Words

February 28: In my mind, I’m ten years younger than my chronological age. I can run five to ten kilometers three or four times a week. I have a workout routine that mimics CrossFit, and I honestly feel that I am in better shape than most of my contemporaries. It’s difficult for me to acknowledge that I am fully a decade older than those days.

Vulnerable: susceptible to physical or emotional attack or harm: (of a person) in need of special care, support, or protection because of age, disability, or risk of abuse or neglect.

The past few weeks have brought sad and disturbing news about those close to me. A sibling has died; another is “getting his life in order”, while another is facing a debilitating loss of cognition. Two others have had strokes and thankfully survived. Closer to home, my friends and I are told that we should have work done on our teeth, our eyesight is failing and we should get hearing aids. The morning brings new aches and pains and we walk like Tim Conway doing the old man sketch on Carol Burnett’s program. So, I hear you say, you are in your eighth decade and getting older every day. What do you expect?

I still think I should feel as good as I did ten years ago. Returning to those days is simply a matter of working harder. But no matter how hard I want to do the work, no matter how much I want to return to those days, I also know that I will not likely do so. Without making that commitment, my future will likely follow the path of the majority of my contemporaries: increasing infirmity and progressively worse health.

Should: used to indicate obligation, duty, or correctness, typically when criticizing someone’s actions. 

My friend Kate occasionally takes me to task for using the word “should” in reference to things I feel I want to do. “I should be running more. I should work out…” She correctly points out that “should” is a judgmental word in that context; and when I use it in reference to my own actions, I am reinforcing the idea that somehow I am not measuring up. When I say that I should go for a run and then don’t do it, I feel that I am a failure; I’m not succeeding at those things that are important to me.

Could: past of can; used to indicate possibility. 

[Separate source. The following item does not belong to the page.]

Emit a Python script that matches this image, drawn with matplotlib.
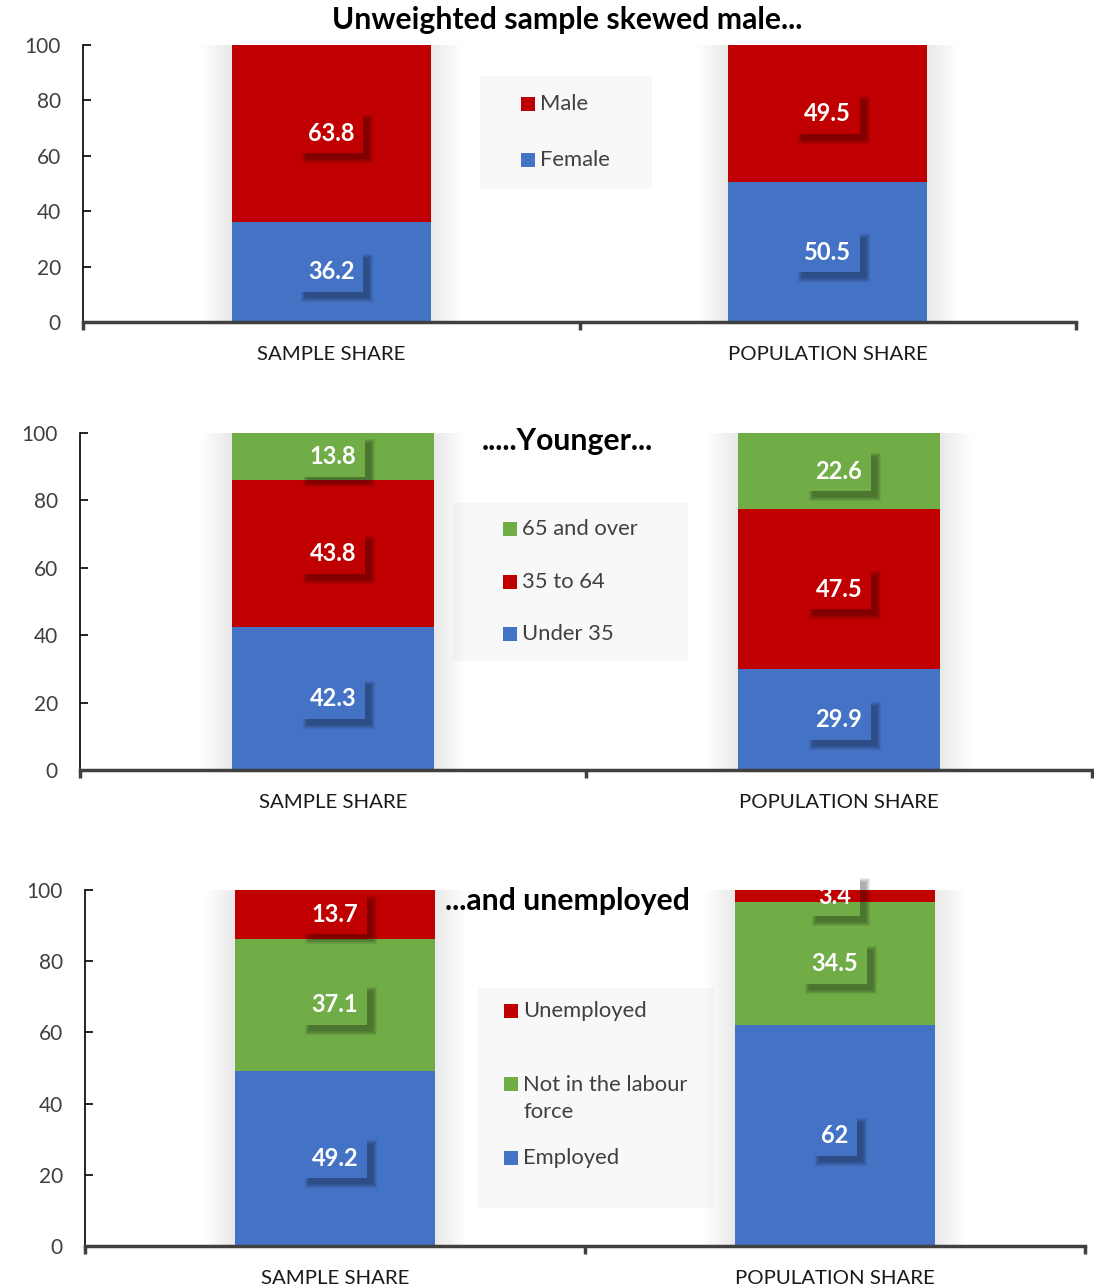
import numpy as np
import matplotlib.pyplot as plt
from matplotlib.patches import Rectangle, Polygon
from matplotlib.transforms import IdentityTransform

plt.rcParams['font.family'] = ['Lato', 'DejaVu Sans']

W, H = 1094, 1286
RED = '#C00000'
BLUE = '#4472C4'
GREEN = '#70AD47'

categories = ['SAMPLE SHARE', 'POPULATION SHARE']

# gender (bottom to top)
gender_names = ['Female', 'Male']
female = [36.2, 50.5]
male = [63.8, 49.5]

# age (bottom to top)
age_names = ['Under 35', '35 to 64', '65 and over']
under_35 = [42.3, 29.9]
age_35_64 = [43.8, 47.5]
age_65_over = [13.8, 22.6]

# labour force status (bottom to top)
labour_names = ['Employed', 'Not in the labour\nforce', 'Unemployed']
employed = [49.2, 62]
not_in_lf = [37.1, 34.5]
unemployed = [13.7, 3.4]

titles = ['Unweighted sample skewed male...', '.....Younger...', '...and unemployed']
yticks = [0, 20, 40, 60, 80, 100]

labels = []


def fx(x):
    return x / W


def fy(y):
    return 1 - y / H


def make_axes(fig, left, right, top, bottom):
    ax = fig.add_axes([fx(left), fy(bottom), (right - left) / W, (bottom - top) / H])
    ax.set_xlim(-0.5, 1.5)
    ax.set_ylim(0, 100)
    for s in ['top', 'right']:
        ax.spines[s].set_visible(False)
    ax.spines['left'].set_color('#000000')
    ax.spines['left'].set_linewidth(1.2)
    ax.spines['bottom'].set_color('#404040')
    ax.spines['bottom'].set_linewidth(2.5)
    ax.spines['bottom'].set_zorder(6)
    ax.set_yticks(yticks)
    ax.tick_params(axis='y', direction='in', length=6, width=1.2, pad=16,
                   labelsize=15, labelcolor='#404040')
    ax.set_xticks([0, 1])
    ax.set_xticklabels(categories)
    ax.set_xticks([-0.5, 0.5, 1.5], minor=True)
    ax.tick_params(axis='x', which='major', length=0, pad=17, labelsize=14.7,
                   labelcolor='#1a1a1a')
    ax.tick_params(axis='x', which='minor', direction='out', length=6, width=2.5,
                   color='#404040')
    ax.patch.set_alpha(0)
    return ax


def stacked(ax, series, colors):
    x = np.arange(len(categories))
    totals = np.sum(series, axis=0)
    # soft glow behind the columns
    for i in range(1, 12):
        ax.bar(x, totals, width=0.4 + i * 0.011, color='black', alpha=0.009,
               linewidth=0, zorder=1)
    bottom = np.zeros(len(categories))
    for vals, c in zip(series, colors):
        ax.bar(x, vals, bottom=bottom, width=0.4, color=c, linewidth=0, zorder=2)
        for xi, b, v in zip(x, bottom, vals):
            t = ax.text(xi, b + v / 2, '{:g}'.format(v), ha='center', va='center',
                        fontsize=17, fontweight='bold', color='white',
                        bbox=dict(boxstyle='square,pad=0.36', fc='none', ec='none'),
                        zorder=5, clip_on=False)
            labels.append(t)
        bottom = bottom + np.array(vals)


def label_shadows(fig):
    # blurred drop shadow below/right of each (transparent) label box
    fig.canvas.draw()
    r = fig.canvas.get_renderer()
    d = 6
    for t in labels:
        bb = t.get_bbox_patch().get_window_extent(r)
        x0, y0, x1, y1 = bb.x0, bb.y0, bb.x1, bb.y1
        for k in range(5):
            pts = [(x1, y1 - d + k), (x1 + d + k, y1 - d + k), (x1 + d + k, y0 - d - k),
                   (x0 + d - k, y0 - d - k), (x0 + d - k, y0), (x1, y0)]
            fig.add_artist(Polygon(pts, closed=True, transform=IdentityTransform(),
                                   fc='black', ec='none', alpha=0.07, zorder=4))


def legend(fig, box, sq_x, names, colors, rows):
    x0, y0, x1, y1 = box
    fig.add_artist(Rectangle((fx(x0), fy(y1)), (x1 - x0) / W, (y1 - y0) / H,
                             transform=fig.transFigure, fc='#f8f8f8', ec='none', zorder=0))
    for name, c, ry in zip(names, colors, rows):
        fig.add_artist(Rectangle((fx(sq_x), fy(ry + 7)), 14 / W, 14 / H,
                                 transform=fig.transFigure, fc=c, ec='none', zorder=5))
        if '\n' in name:
            fig.text(fx(sq_x + 19), fy(ry - 9), name, ha='left', va='top',
                     fontsize=15.8, color='#404040', linespacing=1.45, zorder=5)
        else:
            fig.text(fx(sq_x + 19), fy(ry), name, ha='left', va='center',
                     fontsize=15.8, color='#404040', zorder=5)


fig = plt.figure(figsize=(W / 100, H / 100), dpi=100)

# panel 1: gender
legend(fig, (480, 76, 652, 189), 521, gender_names[::-1], [RED, BLUE], [104, 160])
ax1 = make_axes(fig, 83, 1076, 45, 322)
stacked(ax1, [female, male], [BLUE, RED])
fig.text(fx(567), fy(20), titles[0], ha='center', va='center', fontsize=21.7,
         fontweight='bold', color='black')

# panel 2: age
legend(fig, (453, 503, 688, 661), 503, age_names[::-1],
       [GREEN, RED, BLUE], [529, 582, 634])
ax2 = make_axes(fig, 80, 1092, 433, 770)
stacked(ax2, [under_35, age_35_64, age_65_over], [BLUE, RED, GREEN])
fig.text(fx(567), fy(441), titles[1], ha='center', va='center', fontsize=21.7,
         fontweight='bold', color='black')

# panel 3: labour force status
legend(fig, (478, 988, 714, 1208), 504, labour_names[::-1], [RED, GREEN, BLUE],
       [1011, 1084, 1158])
ax3 = make_axes(fig, 85, 1085, 890, 1246)
stacked(ax3, [employed, not_in_lf, unemployed], [BLUE, GREEN, RED])
fig.text(fx(567), fy(901), titles[2], ha='center', va='center', fontsize=21.7,
         fontweight='bold', color='black')

label_shadows(fig)

plt.savefig('out.png', dpi=100)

Lately, I have begun to try using the word “could” in reference to my plans. I could go for a run. But if I decide not to, I could still go for a walk and achieve something of benefit to my health. As it says in the definition, there is still the possibility of a positive outcome and some reinforcement of the idea that my best is still good enough.

Nearing the middle of my eighth decade there is certainly a forceful sense of vulnerability as I see the challenges that me and my friends will face sooner than we may wish. These are not surprising; they are pretty much inevitable. What may not be inevitable is the attitude with which we approach our future, and with that in mind, I’m working toward a more positive and hopefully beneficial outlook to the days that remain. The best days could still be ahead.